I was at a bookstore the other day and happened to pass by the rack of new releases. I often take the time to check for anything new that might catch my interest. One book caught my attention but I was also weary. Entitled Area 51: An Uncensored History of America’s Top Secret Military Base by Annie Jacobson, I was torn between picking it up for would could be an intriguing look into US military history or running off in the opposite direction before the crazy inside the book could infect me.
In the end my fascination with military research and development lost to my wariness. I later found out that this it was right to follow my instincts on this. By chance I came across an article reviewing the very book that piqued my intrigue. Written in Bloomberg by Andrew Dun, the author more than confirmed my greatest fears about this book and left me laughing at the insanity.
The book starts out as a legitimate history of a military installation founded on the heels of the Manhattan Project.
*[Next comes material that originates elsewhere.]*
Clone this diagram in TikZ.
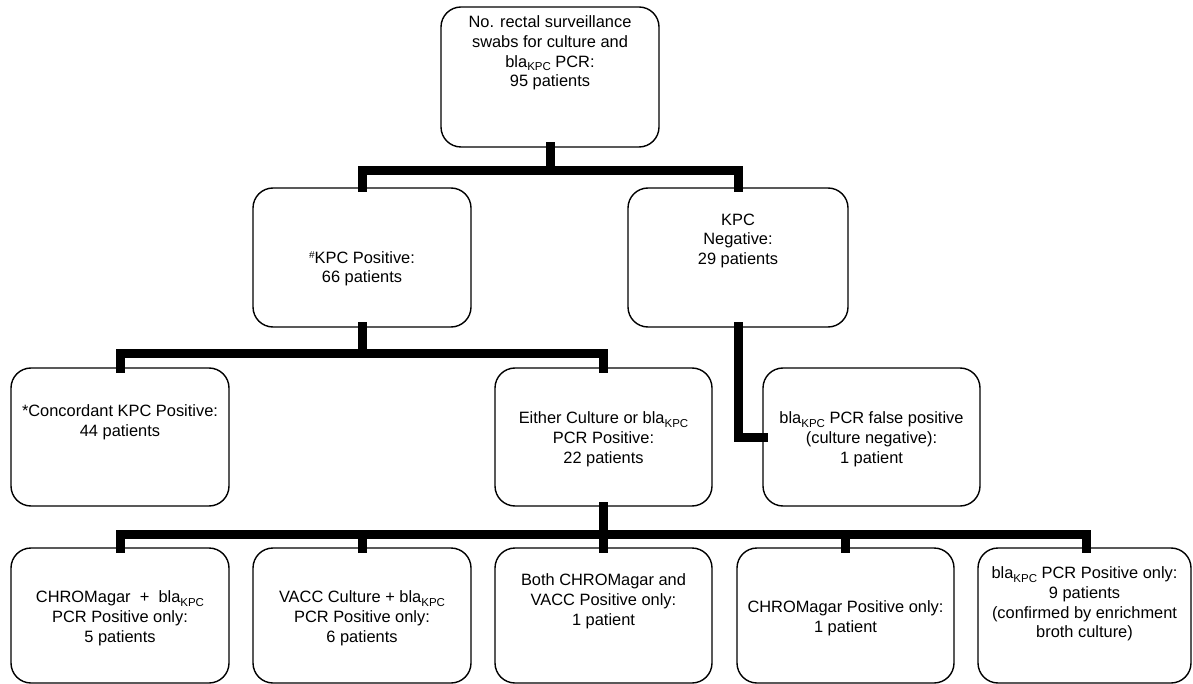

And while it stays within the bounds of historical accuracy for most of the book, one section takes a screeching left out of accurate territory into the twisted streets of crazyville.
Annie Jacobson cites a single unnamed former engineer for the US government who tells of an even more secret history involving what really happened all those years ago at a little placed called Roswell. Now for those who are up on their history, they know that the claimed alien crash was actually an accident involving project Mogul, which used high altitude microphones mounted on weather balloons to eavesdrop on any potential Soviet nuclear tests.
But instead of explaining this already interesting story Jacobson claims her source informed her that this was just a cover up for what really happened, and it wasn’t actually aliens either. Instead, what crashed in 1947 was a Soviet experimental aircraft. This craft was built after blueprints stolen from a Nazi facility during the invasion of Germany at the tail end of World War II. The ‘alien symbols was actually Cyrillic writing, which apparently, no one at the US government facility had ever seen despite having access to some of the greatest engineering minds of the day. The craft was built specifically so that it would crash at the military base to sow confusion amongst US forces. It was claimed that the hopes of the Soviets were that US researchers would spend so much time trying to reverse engineer the ‘alien’ craft and keep the event secret that it would slow actual development of US military technology.
To make things more interesting, the Soviets captured Josef Mengele who was forced to provide surgically altered “grotesque child-sized aviators” who were to somehow survive the crash and then climb out of the wreckage in hopes of being mistaken for alien visitors. The idea was to invoke the kind of hysteria caused by the 1938 radio broadcast of Orson Well’s “War of the Worlds”.
For those of you think this is all some big joke, Annie Jacobson closes this section of her book by stating that this revelation will gratify those of her readers who already suspected all much. Quite obviously she does not think much of the intellectual faculties of her readers. Who would honestly see this story as the most likely scenario behind the events of that night? More importantly, why have these people stopped taking their medication.